In the exhibition and publications, the 40-year-old Chan both introduces a comprehensive survey and documentation of his work over the last 14 years and ends this chapter of his practice with new work. To end this chapter of his practice, Chan removed from his website the series of True Type Fonts he created and made available for download over the last 14 years. They shall be downloadable no more. Throughout the exhibition hang cords that sometimes look like wire drawings, and sometimes connecting wires, and sometimes wires that lead to dead ends. At the end of the exhibitions are projectors that do not project. Chan writes:

A work works by not working at all. By not obeying the law of any system or authority external to the process of its own making, a work emphatically expresses its own right to exist for itself and in itself, and questions–by merely existing–the rule of law that works to bind all to a semblance of the common good.

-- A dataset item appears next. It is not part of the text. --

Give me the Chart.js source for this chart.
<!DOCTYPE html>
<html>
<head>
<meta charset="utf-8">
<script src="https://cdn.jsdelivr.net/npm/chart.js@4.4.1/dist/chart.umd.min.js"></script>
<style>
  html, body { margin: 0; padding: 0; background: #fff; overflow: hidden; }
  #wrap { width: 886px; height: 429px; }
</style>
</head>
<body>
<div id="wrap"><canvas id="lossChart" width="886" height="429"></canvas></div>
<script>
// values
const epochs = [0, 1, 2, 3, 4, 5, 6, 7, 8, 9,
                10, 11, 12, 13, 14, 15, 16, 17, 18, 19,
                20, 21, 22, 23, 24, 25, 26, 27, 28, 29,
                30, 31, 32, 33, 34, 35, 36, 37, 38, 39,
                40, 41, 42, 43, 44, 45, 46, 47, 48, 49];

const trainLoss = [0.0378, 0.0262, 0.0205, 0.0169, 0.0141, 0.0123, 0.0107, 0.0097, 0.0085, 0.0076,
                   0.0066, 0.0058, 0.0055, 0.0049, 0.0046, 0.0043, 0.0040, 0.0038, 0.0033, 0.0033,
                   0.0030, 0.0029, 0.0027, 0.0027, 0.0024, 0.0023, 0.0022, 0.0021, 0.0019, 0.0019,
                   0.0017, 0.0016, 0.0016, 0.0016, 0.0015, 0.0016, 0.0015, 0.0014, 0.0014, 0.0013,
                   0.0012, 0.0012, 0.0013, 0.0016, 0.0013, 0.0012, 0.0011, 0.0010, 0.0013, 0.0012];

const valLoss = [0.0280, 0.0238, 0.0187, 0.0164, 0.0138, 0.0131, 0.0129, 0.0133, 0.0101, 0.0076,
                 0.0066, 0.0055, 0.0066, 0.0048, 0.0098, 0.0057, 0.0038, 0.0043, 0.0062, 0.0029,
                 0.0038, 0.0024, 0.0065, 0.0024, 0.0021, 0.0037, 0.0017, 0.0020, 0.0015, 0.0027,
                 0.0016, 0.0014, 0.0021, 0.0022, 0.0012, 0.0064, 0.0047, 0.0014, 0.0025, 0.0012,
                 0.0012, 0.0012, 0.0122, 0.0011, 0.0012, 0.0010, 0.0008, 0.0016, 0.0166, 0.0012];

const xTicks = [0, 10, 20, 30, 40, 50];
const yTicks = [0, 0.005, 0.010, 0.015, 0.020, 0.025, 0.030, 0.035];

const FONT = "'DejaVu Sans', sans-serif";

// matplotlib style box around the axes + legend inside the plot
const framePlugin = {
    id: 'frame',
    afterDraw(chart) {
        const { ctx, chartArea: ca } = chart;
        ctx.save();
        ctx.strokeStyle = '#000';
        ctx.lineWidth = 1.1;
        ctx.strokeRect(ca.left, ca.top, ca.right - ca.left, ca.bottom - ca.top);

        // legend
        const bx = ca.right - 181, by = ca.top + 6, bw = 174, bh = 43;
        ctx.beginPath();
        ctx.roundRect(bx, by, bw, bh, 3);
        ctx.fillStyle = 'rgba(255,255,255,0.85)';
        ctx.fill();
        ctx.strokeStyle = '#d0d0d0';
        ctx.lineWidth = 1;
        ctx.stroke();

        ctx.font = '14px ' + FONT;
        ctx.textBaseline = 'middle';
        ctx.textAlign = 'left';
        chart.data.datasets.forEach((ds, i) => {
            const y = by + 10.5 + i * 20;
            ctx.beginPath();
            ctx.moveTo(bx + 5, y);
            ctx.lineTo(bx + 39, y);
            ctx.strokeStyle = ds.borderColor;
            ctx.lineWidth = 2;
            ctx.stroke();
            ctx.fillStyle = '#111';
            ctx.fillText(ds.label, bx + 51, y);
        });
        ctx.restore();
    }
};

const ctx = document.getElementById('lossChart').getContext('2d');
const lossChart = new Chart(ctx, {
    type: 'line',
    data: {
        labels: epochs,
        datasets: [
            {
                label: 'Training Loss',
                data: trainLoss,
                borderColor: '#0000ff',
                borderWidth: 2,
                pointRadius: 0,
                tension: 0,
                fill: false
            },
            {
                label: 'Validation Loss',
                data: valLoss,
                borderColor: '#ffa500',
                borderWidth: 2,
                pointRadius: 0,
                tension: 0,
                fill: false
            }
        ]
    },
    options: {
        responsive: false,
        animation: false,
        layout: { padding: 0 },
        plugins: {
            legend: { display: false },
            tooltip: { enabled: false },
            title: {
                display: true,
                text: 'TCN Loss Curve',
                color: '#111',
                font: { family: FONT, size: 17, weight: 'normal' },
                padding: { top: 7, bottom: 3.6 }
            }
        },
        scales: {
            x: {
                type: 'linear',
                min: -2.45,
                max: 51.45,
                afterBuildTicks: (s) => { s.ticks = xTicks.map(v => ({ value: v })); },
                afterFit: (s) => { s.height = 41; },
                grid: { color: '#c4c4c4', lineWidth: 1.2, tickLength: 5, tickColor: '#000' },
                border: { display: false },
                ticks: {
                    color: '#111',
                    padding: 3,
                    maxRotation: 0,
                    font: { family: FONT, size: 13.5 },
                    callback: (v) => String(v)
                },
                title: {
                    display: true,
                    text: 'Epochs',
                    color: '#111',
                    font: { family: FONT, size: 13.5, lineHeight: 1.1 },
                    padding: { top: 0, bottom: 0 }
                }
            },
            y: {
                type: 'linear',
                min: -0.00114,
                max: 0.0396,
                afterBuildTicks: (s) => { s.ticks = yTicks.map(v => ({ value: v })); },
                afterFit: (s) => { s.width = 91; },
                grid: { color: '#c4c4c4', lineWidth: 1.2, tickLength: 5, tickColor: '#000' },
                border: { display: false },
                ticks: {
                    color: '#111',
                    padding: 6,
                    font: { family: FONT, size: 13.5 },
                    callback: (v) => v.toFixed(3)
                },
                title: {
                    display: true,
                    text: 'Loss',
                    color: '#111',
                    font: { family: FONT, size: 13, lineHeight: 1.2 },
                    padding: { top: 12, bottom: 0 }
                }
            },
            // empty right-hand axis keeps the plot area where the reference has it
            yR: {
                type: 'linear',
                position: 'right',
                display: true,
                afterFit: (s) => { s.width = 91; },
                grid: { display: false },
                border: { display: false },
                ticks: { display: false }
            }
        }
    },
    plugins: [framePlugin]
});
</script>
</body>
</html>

Art is a lawless proposition.

Chan has cleared the clutter of his 14-year practice so he can reevaluate and move on:

Perhaps the task of art today is to remake this burden (the terror of action and inaction in art-making) by suspending the seemingly inexorable order of things…and allowing a kind of clearing to take place so that we can see and feel what is in fact worthless–and what is in truth worth renewing.

(Chan said at the opening of his exhibition that right now, only light, time, and relationships interest him.)

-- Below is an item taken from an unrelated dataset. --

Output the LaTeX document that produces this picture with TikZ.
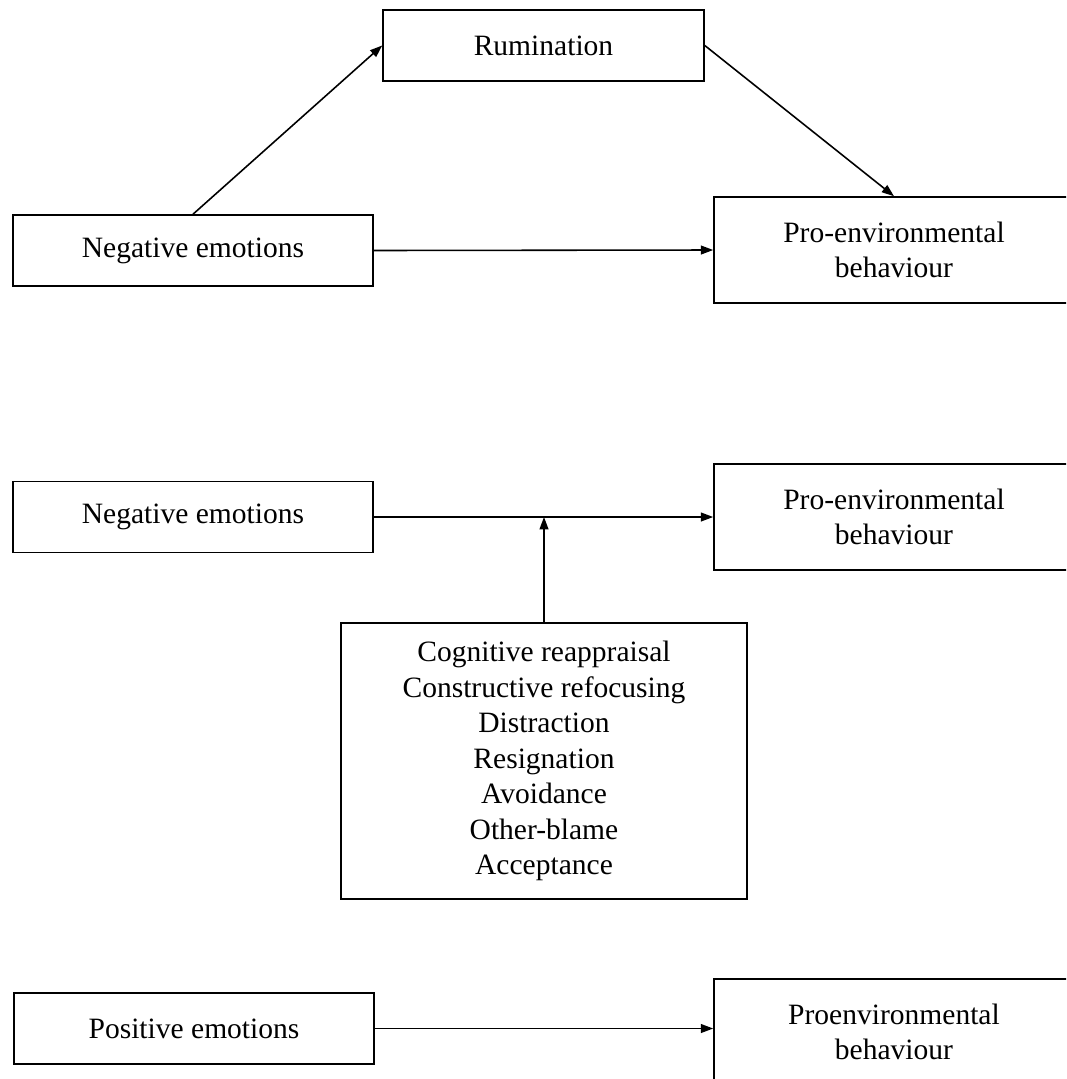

Light, a concept of symbolic and meaningful importance in mythos, has long been an interest of Chan’s, particularly commented upon in discussions of his The 7 Lights series, much of which is in the exhibition. Chan elucidates in his writing, “On Light at Midnight and Noon,” the blindingness of contemporary moving images and the blindingness of depictions of divine illumination that dissolves details in his haze (bringing us back to the ancients). Under “Tomorrow,” in that essay, he writes of the virtues of dark where only slivers of reflected light emerge (like in his projectors, which do not project but show a blur of light if you look straight into them), “a kind of light that transmits–in its lack–the very shape of things.” (Transmission and relationships that define things lead straight back to Hesiod and Chan’s Argument series of wires that transmit, communicate, and do not).

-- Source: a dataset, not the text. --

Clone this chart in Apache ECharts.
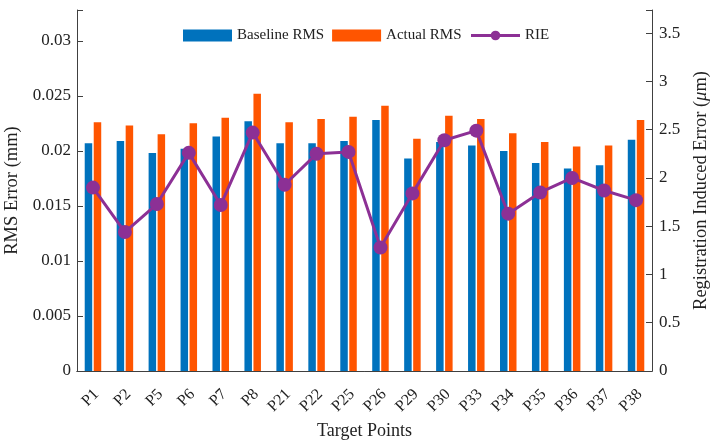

Kairos, the moment in time the Greeks believe presents the opportunity to seize new possibilities, will present Chan with endless possibilities. His ability to endure, even flourish, in not knowing or understanding and integrating the reality of death will impel him to make use of every minute of precious time during the slow, sequential marking of time, which the Greeks called chronos, until kairos arrives.

When the time is right, will the light enable Chan to begin a new voyage of inner contradiction and tough honesty in this New, New world and enlighten us to begin our own? Will he write a New, New Odyssey? Being fully conscious of his own mortality, will he go further underground to make the best use of the precious time he has left, as his influencer Marcel Duchamp advised successful artists do? Or will he gear up his political activities to promote lawlessness and higher truths in a world that is more and more in need of such actions? Or none of the above?

Only time will tell what comes next. It is urgent that time must be used to its utmost, but kairos cannot be rushed.